C1P8 is hidden on the other side of the street. Lilith, before starting its sound tests, has another job to do, and it’s important that the drone, equipped with a video camera, patrols the area. Arturo’s mother, Mrs. Assuntamaria Novelli, has never dropped her habit of popping in at random intervals with sandwiches and pizzas as if it were a twelve-year-old’s birthday party. And there are certain things that Arturo’s mother, Mrs. Assuntamaria Novelli of the Novelli Pharmacy, should not see.
“These are really good,” Diego says of the images flicking across Arturo’s twenty-seven-inch monitor. Diego is holding a long pipe that he puts in his mouth from time to time.
“We’ve got him,” Arturo says. The camcorders had been his idea. Lilith was born from the myth of that forest. It was Viola who introduced the group to all those old stories about the spirits of the people in the country who went into the woods to find themselves, like the characters in Spoon River. It had something to do with that boy, Michele, who had taught her to play the guitar and who had given her the Fender she still played. Perhaps she needed to know that her friend was still there in order to feel safe. The whole idea of composing that piece, Lilith’s first and last song, was born from the need to tell that story, because for Viola, telling it was the only way to ma
ke it last forever. The recordings, Michele’s track, it all revolved around that magical place at the heart of the woods.
But then GeoService showed up. It seemed the story would proceed. Suddenly the locals knew that a part of the woods, right near the Crow’s Rock, had been sold and would be destroyed so they could build a plant. They needed to rethink their strategy. The threat of the plant required targeted action. And after a quick consultation, the band decided that Lilith would create the Spirits of the Woods to defend it.

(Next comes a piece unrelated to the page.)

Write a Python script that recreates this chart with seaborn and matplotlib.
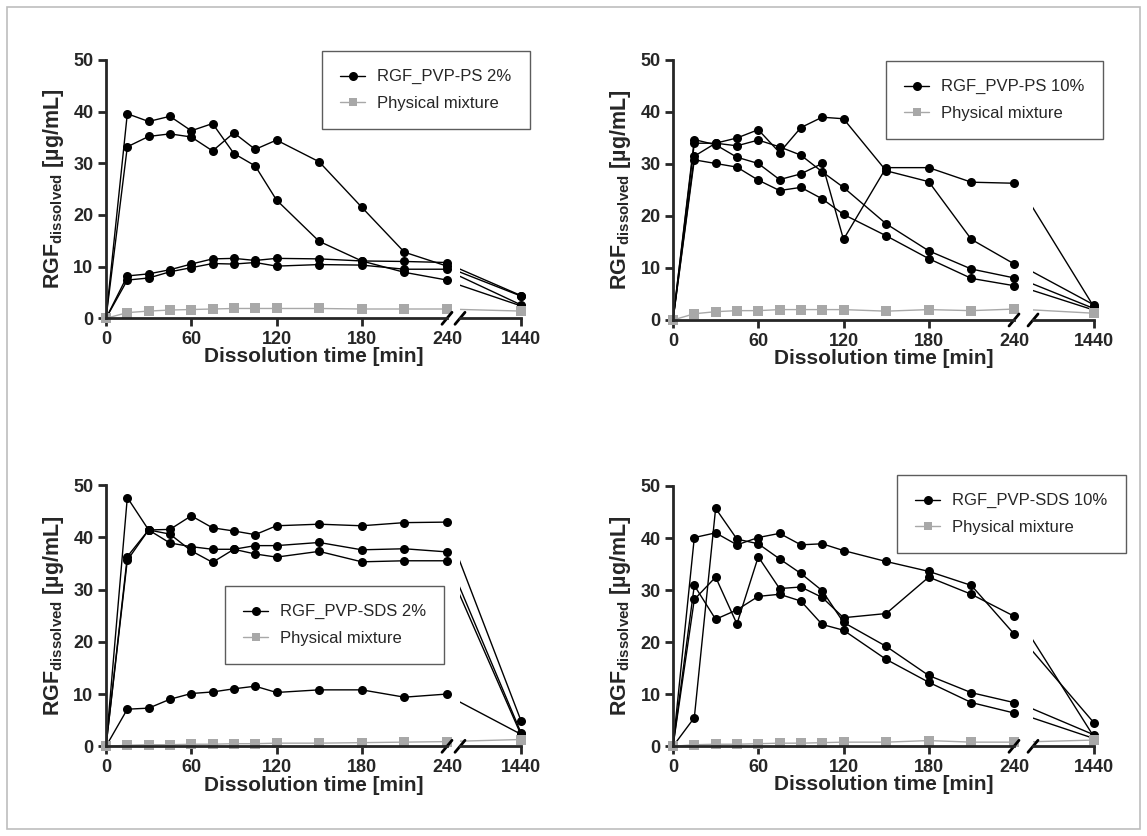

Born as the spin-off of the main project, the Spirits would avenge every tree, every bush, every fragment of that place. And since the first move in a battle is to know the enemy’s first move, Arturo cooked up a video surveillance system that was connected to a central computer at their center of operations. They would spy on them. They would watch every move they made. And this would allow the Spirits to move safely during their sabotage operations. But those cameras had picked up a lot of things, all around those homes that, like all homes, hide the most inconceivable secrets, providing the Spirits of the Woods with an unexpected weapon.
“Of course we got him,” Viola says. “As long as he doesn’t go to the carabinieri and send my mother after us.”

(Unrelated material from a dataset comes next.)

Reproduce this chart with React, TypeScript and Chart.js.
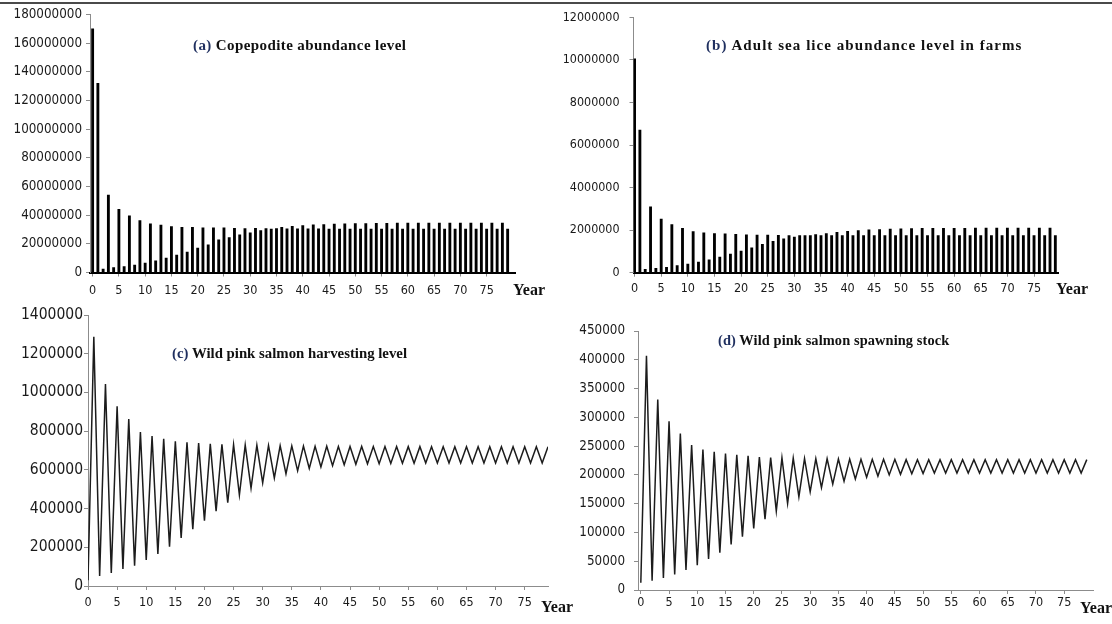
import React, { useEffect, useRef } from "react";
import { Chart, registerables } from "chart.js";

Chart.register(...registerables);

// ---------------- DATA ----------------
const YEARS = [
  0, 1, 2, 3, 4, 5, 6, 7, 8, 9, 10, 11, 12, 13, 14, 15, 16, 17, 18, 19,
  20, 21, 22, 23, 24, 25, 26, 27, 28, 29, 30, 31, 32, 33, 34, 35, 36, 37, 38, 39,
  40, 41, 42, 43, 44, 45, 46, 47, 48, 49, 50, 51, 52, 53, 54, 55, 56, 57, 58, 59,
  60, 61, 62, 63, 64, 65, 66, 67, 68, 69, 70, 71, 72, 73, 74, 75, 76, 77, 78, 79,
];

const X_TICK_LABELS = [0, 5, 10, 15, 20, 25, 30, 35, 40, 45, 50, 55, 60, 65, 70, 75];

// (a) Copepodite abundance level
const COPEPODITE = [
  170000000, 132000000, 2300000, 54000000, 3500000, 44000000, 4200000, 39500000, 5100000, 36200000,
  6500000, 33900000, 8100000, 33000000, 10000000, 32100000, 12100000, 31600000, 14200000, 31600000,
  17000000, 31100000, 19300000, 31100000, 22800000, 31100000, 24400000, 30900000, 26300000, 30700000,
  27700000, 30900000, 29300000, 30700000, 30300000, 30600000, 31600000, 30500000, 32200000, 30400000,
  32800000, 30400000, 33200000, 30400000, 33500000, 30300000, 33800000, 30300000, 34000000, 30300000,
  34100000, 30300000, 34200000, 30300000, 34300000, 30300000, 34300000, 30300000, 34400000, 30300000,
  34400000, 30300000, 34400000, 30300000, 34400000, 30300000, 34500000, 30300000, 34500000, 30300000,
  34500000, 30300000, 34500000, 30300000, 34500000, 30300000, 34500000, 30300000, 34500000, 30300000,
];

// (b) Adult sea lice abundance level in farms
const ADULT_LICE = [
  10050000, 6700000, 160000, 3100000, 200000, 2520000, 250000, 2260000, 330000, 2090000,
  410000, 1930000, 500000, 1870000, 600000, 1840000, 730000, 1830000, 870000, 1800000,
  1020000, 1780000, 1170000, 1770000, 1330000, 1770000, 1480000, 1760000, 1590000, 1750000,
  1680000, 1750000, 1740000, 1750000, 1790000, 1750000, 1840000, 1750000, 1900000, 1750000,
  1950000, 1750000, 1980000, 1750000, 2010000, 1750000, 2030000, 1750000, 2050000, 1750000,
  2060000, 1750000, 2070000, 1750000, 2080000, 1750000, 2080000, 1750000, 2090000, 1750000,
  2090000, 1750000, 2090000, 1750000, 2100000, 1750000, 2100000, 1750000, 2100000, 1750000,
  2100000, 1750000, 2100000, 1750000, 2100000, 1750000, 2100000, 1750000, 2100000, 1750000,
];

// (c) Wild pink salmon harvesting level
const HARVEST = [
  30000, 1288000, 52000, 1044000, 67000, 928000, 88000, 862000, 105000, 796000,
  134000, 775000, 165000, 760000, 203000, 748000, 248000, 743000, 294000, 738000,
  337000, 735000, 387000, 732000, 430000, 730000, 470000, 728000, 506000, 727000,
  533000, 726000, 558000, 725000, 580000, 724000, 595000, 723000, 607000, 722000,
  615000, 722000, 622000, 721000, 626000, 721000, 629000, 721000, 631000, 720000,
  632000, 720000, 633000, 720000, 634000, 720000, 634000, 720000, 635000, 720000,
  635000, 720000, 635000, 720000, 635000, 720000, 635000, 720000, 635000, 720000,
  635000, 720000, 635000, 720000, 635000, 720000, 635000, 720000, 635000, 720000,
];

// (d) Wild pink salmon spawning stock
const SPAWNING = [
  12700, 406800, 16000, 331000, 21000, 293000, 27000, 272000, 35000, 252000,
  43000, 244000, 54000, 240000, 65000, 237000, 79000, 235000, 92500, 233000,
  107000, 231000, 123000, 230000, 137000, 229500, 150500, 229000, 162000, 228500,
  170700, 228000, 178000, 228000, 184000, 227500, 189000, 227500, 193000, 227000,
  196000, 227000, 198000, 227000, 200000, 227000, 201000, 226500, 202000, 226500,
  202500, 226500, 203000, 226500, 203000, 226500, 203000, 226500, 203000, 226500,
  203000, 226500, 203000, 226500, 203000, 226500, 203000, 226500, 203000, 226500,
  203000, 226500, 203000, 226500, 203000, 226500, 203000, 226500, 203000, 226500,
];

const TITLES = [
  { tag: "(a)", text: "Copepodite abundance level" },
  { tag: "(b)", text: "Adult sea lice abundance level in farms" },
  { tag: "(c)", text: "Wild pink salmon harvesting level" },
  { tag: "(d)", text: "Wild pink salmon spawning stock" },
];
const X_AXIS_NAME = "Year";

// ---------------- LAYOUT / STYLE ----------------
type Rect = { left: number; top: number; width: number; height: number };
type Area = { left: number; top: number; right: number; bottom: number };
type PanelCfg = {
  kind: "bar" | "line";
  values: number[];
  canvas: Rect;
  area: Area;
  xMin: number;
  xMax: number;
  yMax: number;
  yStep: number;
  yFont: number;
  yPad: number;
  xFont: number;
  xLine: number;
  xPad: number;
  baseColor: string;
  baseWidth: number;
  title: { left: number; top: number; size: number; spacing: number };
  yearPos: { left: number; top: number };
};

const AXIS_GREY = "#8c8c8c";
const TICK_FONT = "'DejaVu Sans Condensed', 'DejaVu Sans', sans-serif";
const TITLE_FONT = "'Liberation Serif', 'Times New Roman', serif";

const PANELS: PanelCfg[] = [
  {
    kind: "bar",
    values: COPEPODITE,
    canvas: { left: 0, top: 0, width: 556, height: 310 },
    area: { left: 90, top: 14.5, right: 515, bottom: 272.5 },
    xMin: -0.5,
    xMax: 80.4,
    yMax: 180000000,
    yStep: 20000000,
    yFont: 13.3,
    yPad: 4,
    xFont: 12.5,
    xLine: 1.2,
    xPad: 6.5,
    baseColor: "#000",
    baseWidth: 2,
    title: { left: 193, top: 36, size: 15, spacing: 0.4 },
    yearPos: { left: 513, top: 281 },
  },
  {
    kind: "bar",
    values: ADULT_LICE,
    canvas: { left: 556, top: 0, width: 556, height: 310 },
    area: { left: 633.5, top: 12.5, right: 1058, bottom: 272.7 },
    xMin: -0.2,
    xMax: 79.5,
    yMax: 12000000,
    yStep: 2000000,
    yFont: 12.4,
    yPad: 10,
    xFont: 12.5,
    xLine: 1.2,
    xPad: 5,
    baseColor: "#000",
    baseWidth: 2,
    title: { left: 706, top: 36, size: 15, spacing: 1.05 },
    yearPos: { left: 1056, top: 280 },
  },
  {
    kind: "line",
    values: HARVEST,
    canvas: { left: 0, top: 300, width: 556, height: 324 },
    area: { left: 88, top: 315, right: 548, bottom: 586 },
    xMin: 0,
    xMax: 79,
    yMax: 1400000,
    yStep: 200000,
    yFont: 15.5,
    yPad: 1,
    xFont: 12.5,
    xLine: 1.2,
    xPad: 5.5,
    baseColor: AXIS_GREY,
    baseWidth: 1,
    title: { left: 172, top: 344, size: 14.8, spacing: 0 },
    yearPos: { left: 541, top: 598 },
  },
  {
    kind: "line",
    values: SPAWNING,
    canvas: { left: 556, top: 300, width: 556, height: 324 },
    area: { left: 638, top: 331, right: 1093, bottom: 590 },
    xMin: -0.5,
    xMax: 80.1,
    yMax: 450000,
    yStep: 50000,
    yFont: 13.3,
    yPad: 9,
    xFont: 12.5,
    xLine: 1.2,
    xPad: 1.5,
    baseColor: AXIS_GREY,
    baseWidth: 1,
    title: { left: 718, top: 331, size: 14.4, spacing: 0.1 },
    yearPos: { left: 1080, top: 599 },
  },
];

const TICK_LEN = 4;
const X_AXIS_BOX = 30;

function Panel({ cfg }: { cfg: PanelCfg }) {
  const ref = useRef<HTMLCanvasElement | null>(null);

  useEffect(() => {
    const canvas = ref.current;
    if (!canvas) return;
    const c = cfg;
    const yAxisWidth = c.area.left - c.canvas.left;
    const padTop = c.area.top - c.canvas.top;
    const padRight = c.canvas.left + c.canvas.width - c.area.right;
    const padBottom = c.canvas.top + c.canvas.height - c.area.bottom - X_AXIS_BOX;

    const points = YEARS.map((yr, i) => ({ x: yr, y: c.values[i] }));

    const dataset: any =
      c.kind === "bar"
        ? {
            data: points,
            backgroundColor: "#000",
            borderWidth: 0,
            barThickness: 2.2,
            grouped: false,
          }
        : {
            data: points,
            borderColor: "#1c1c1c",
            borderWidth: 1.5,
            pointRadius: 0,
            tension: 0,
            fill: false,
          };

    const chart = new Chart(canvas, {
      type: c.kind,
      data: { datasets: [dataset] },
      options: {
        animation: false,
        responsive: false,
        maintainAspectRatio: false,
        events: [],
        layout: { padding: { left: 0, top: padTop, right: padRight, bottom: padBottom } },
        plugins: {
          legend: { display: false },
          tooltip: { enabled: false },
          title: { display: false },
        },
        scales: {
          x: {
            type: "linear",
            min: c.xMin,
            max: c.xMax,
            offset: false,
            afterBuildTicks: (axis: any) => {
              axis.ticks = X_TICK_LABELS.map((v) => ({ value: v }));
            },
            afterFit: (axis: any) => {
              axis.height = X_AXIS_BOX;
            },
            grid: {
              display: true,
              offset: false,
              drawOnChartArea: false,
              drawTicks: true,
              tickLength: TICK_LEN,
              color: AXIS_GREY,
            },
            border: { display: true, color: c.baseColor, width: c.baseWidth },
            ticks: {
              autoSkip: false,
              maxRotation: 0,
              minRotation: 0,
              padding: c.xPad,
              color: "#1a1a1a",
              font: { family: TICK_FONT, size: c.xFont, lineHeight: c.xLine },
              callback: (v: any) => String(v),
            },
          },
          y: {
            type: "linear",
            min: 0,
            max: c.yMax,
            afterFit: (axis: any) => {
              axis.width = yAxisWidth;
            },
            grid: {
              display: true,
              drawOnChartArea: false,
              drawTicks: true,
              tickLength: TICK_LEN,
              color: AXIS_GREY,
            },
            border: { display: true, color: AXIS_GREY, width: 1 },
            ticks: {
              stepSize: c.yStep,
              padding: c.yPad,
              color: "#1a1a1a",
              font: { family: TICK_FONT, size: c.yFont },
              callback: (v: any) => String(v),
            },
          },
        },
      } as any,
    });
    return () => chart.destroy();
  }, [cfg]);

  return (
    <canvas
      ref={ref}
      width={cfg.canvas.width}
      height={cfg.canvas.height}
      style={{
        position: "absolute",
        left: cfg.canvas.left,
        top: cfg.canvas.top,
        width: cfg.canvas.width,
        height: cfg.canvas.height,
      }}
    />
  );
}

export default function App() {
  return (
    <div
      style={{
        position: "fixed",
        left: 0,
        top: 0,
        width: 1112,
        height: 624,
        background: "#fff",
        overflow: "hidden",
      }}
    >
      <div
        style={{
          position: "absolute",
          left: 0,
          top: 2,
          width: 1112,
          height: 2,
          background: "#4a4a4a",
        }}
      />
      {PANELS.map((p, i) => (
        <Panel key={i} cfg={p} />
      ))}
      {PANELS.map((p, i) => (
        <div
          key={"t" + i}
          style={{
            position: "absolute",
            left: p.title.left,
            top: p.title.top,
            fontFamily: TITLE_FONT,
            fontWeight: "bold",
            fontSize: p.title.size,
            letterSpacing: p.title.spacing,
            lineHeight: "18px",
            whiteSpace: "nowrap",
            color: "#111",
          }}
        >
          <span style={{ color: "#1f2f5f" }}>{TITLES[i].tag}</span> {TITLES[i].text}
        </div>
      ))}
      {PANELS.map((p, i) => (
        <div
          key={"y" + i}
          style={{
            position: "absolute",
            left: p.yearPos.left,
            top: p.yearPos.top,
            fontFamily: TITLE_FONT,
            fontWeight: "bold",
            fontSize: 16,
            lineHeight: "18px",
            whiteSpace: "nowrap",
            color: "#111",
          }}
        >
          {X_AXIS_NAME}
        </div>
      ))}
    </div>
  );
}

“You wanted to get him in trouble,” says Arturo. “When we decided to do this, we knew we’d have to do dangerous things. Now he has to decide what he wants to do, and the committee will meet in a few days.”
“But,” says Diego, taking his pipe out of his mouth and caressing his long beard, “I don’t really see him running to the cops and disgracing himself on his own accord. This material is great, seriously.”

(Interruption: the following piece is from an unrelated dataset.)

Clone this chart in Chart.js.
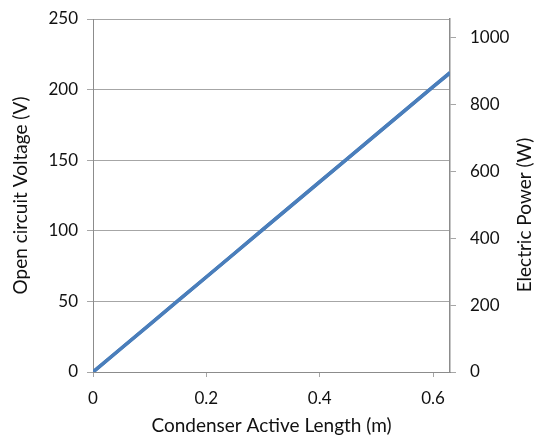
<!DOCTYPE html>
<html>
<head>
<meta charset="utf-8">
<script src="https://cdn.jsdelivr.net/npm/chart.js@4"></script>
<style>
  html,body{margin:0;padding:0;background:#fff;}
  #wrap{width:535px;height:437px;}
</style>
</head>
<body>
<div id="wrap"><canvas id="chart" width="535" height="437"></canvas></div>
<script>
// condenser active length (m)
const lengths = [0, 0.05, 0.1, 0.15, 0.2, 0.25, 0.3, 0.35, 0.4, 0.45, 0.5, 0.55, 0.6, 0.63];
// open circuit voltage (V)
const voltage = [0, 16.8, 33.6, 50.5, 67.3, 84.1, 101, 117.8, 134.6, 151.4, 168.3, 185.1, 202, 212];
// electric power (W)
const power = [0, 71, 142, 213, 284, 355, 426, 497, 568, 639, 710, 781, 852, 894];

const xTicks = [0, 0.2, 0.4, 0.6];
const leftTicks = [0, 50, 100, 150, 200, 250];
const rightTicks = [0, 200, 400, 600, 800, 1000];

const GRAY = "#a6a6a6";
const AXIS = "#8c8c8c";
const BLUE = "#4a7ebb";
const FONT = "Lato, 'Open Sans', sans-serif";
const TXT = "#111";

// right-hand title reads bottom-to-top like the left one
const rightTitle = {
  id: "rightTitle",
  afterDraw(c){
    const ctx = c.ctx;
    ctx.save();
    ctx.translate(525, 215);
    ctx.rotate(-Math.PI/2);
    ctx.font = "19px " + FONT;
    ctx.fillStyle = TXT;
    ctx.textAlign = "center";
    ctx.textBaseline = "middle";
    ctx.fillText("Electric Power (W)", 0, 0);
    ctx.restore();
  }
};

new Chart(document.getElementById("chart"), {
  type: "line",
  data: {
    datasets: [
      {label: "Voltage", data: lengths.map((x,i)=>({x, y: voltage[i]})), yAxisID: "y",
       borderColor: BLUE, backgroundColor: BLUE, borderWidth: 3.5, pointRadius: 0, tension: 0},
      {label: "Power", data: lengths.map((x,i)=>({x, y: power[i]})), yAxisID: "y2",
       borderColor: BLUE, backgroundColor: BLUE, borderWidth: 3.5, pointRadius: 0, tension: 0}
    ]
  },
  options: {
    responsive: false,
    animation: false,
    layout: {padding: {top: 19, left: 0, right: 0, bottom: 0}},
    plugins: {legend: {display: false}, tooltip: {enabled: false}},
    scales: {
      x: {
        type: "linear", min: 0, max: 0.63,
        afterBuildTicks: a => { a.ticks = xTicks.map(v => ({value: v})); },
        afterFit: s => { s.height = 65; },
        grid: {drawOnChartArea: false, drawTicks: true, tickLength: 5, color: GRAY},
        border: {color: AXIS, width: 1},
        ticks: {color: TXT, font: {family: FONT, size: 17}, padding: 11, maxRotation: 0},
        title: {display: true, text: "Condenser Active Length (m)", color: TXT,
                font: {family: FONT, size: 19}, padding: {top: 0, bottom: 0}}
      },
      y: {
        type: "linear", position: "left", min: 0, max: 250,
        afterBuildTicks: a => { a.ticks = leftTicks.map(v => ({value: v})); },
        afterFit: s => { s.width = 93; s.paddingTop = 0; s.paddingBottom = 0; },
        grid: {color: GRAY, tickLength: 6},
        border: {color: AXIS, width: 1},
        ticks: {color: TXT, font: {family: FONT, size: 17}, padding: 9},
        title: {display: true, text: "Open circuit Voltage (V)", color: TXT,
                font: {family: FONT, size: 19}, padding: {top: 9, bottom: 0}}
      },
      y2: {
        type: "linear", position: "right", min: 0, max: 1055,
        afterBuildTicks: a => { a.ticks = rightTicks.map(v => ({value: v})); },
        afterFit: s => { s.width = 85; s.paddingTop = 0; s.paddingBottom = 0; },
        grid: {drawOnChartArea: false, color: GRAY, tickLength: 6},
        border: {color: AXIS, width: 1.5},
        ticks: {color: TXT, font: {family: FONT, size: 17}, padding: 14, callback: v => String(v)}
      }
    }
  },
  plugins: [rightTitle]
});
</script>
</body>
</html>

“Thank you, my associate,” says Arturo. “But we have another issue.”
The drone. The other night, when the Marshal and the other guy arrived at the GeoService cabin and almost caught all three of them, Arturo was the one who had flown it, doing a lot of tough maneuvers through the trees, in the dark, to activate the green laser and distract the cops. The plan went better than he thought it would, in the sense that he had planned to distract the cops long enough for them to get away, but Diego and Viola acted quickly and found the composure to complete the mission. The only problem was that the drone got caught in a tree and lost its connection with the tablet Arturo was using to control it. They couldn’t go back and get it that night, as the device no longer emitted a signal, and so they decided to postpone the retrieval to the next morning. Viola had been on her way to get it when she spotted the patrol car and had to change her plans, taking refuge in Giulio’s room. Arturo was the only one out of play: no child of the Novelli family, of the famed Novelli Pharmacy, could ever dream of skipping a day of school. That left Diego. But when he went back, the drone wasn’t there.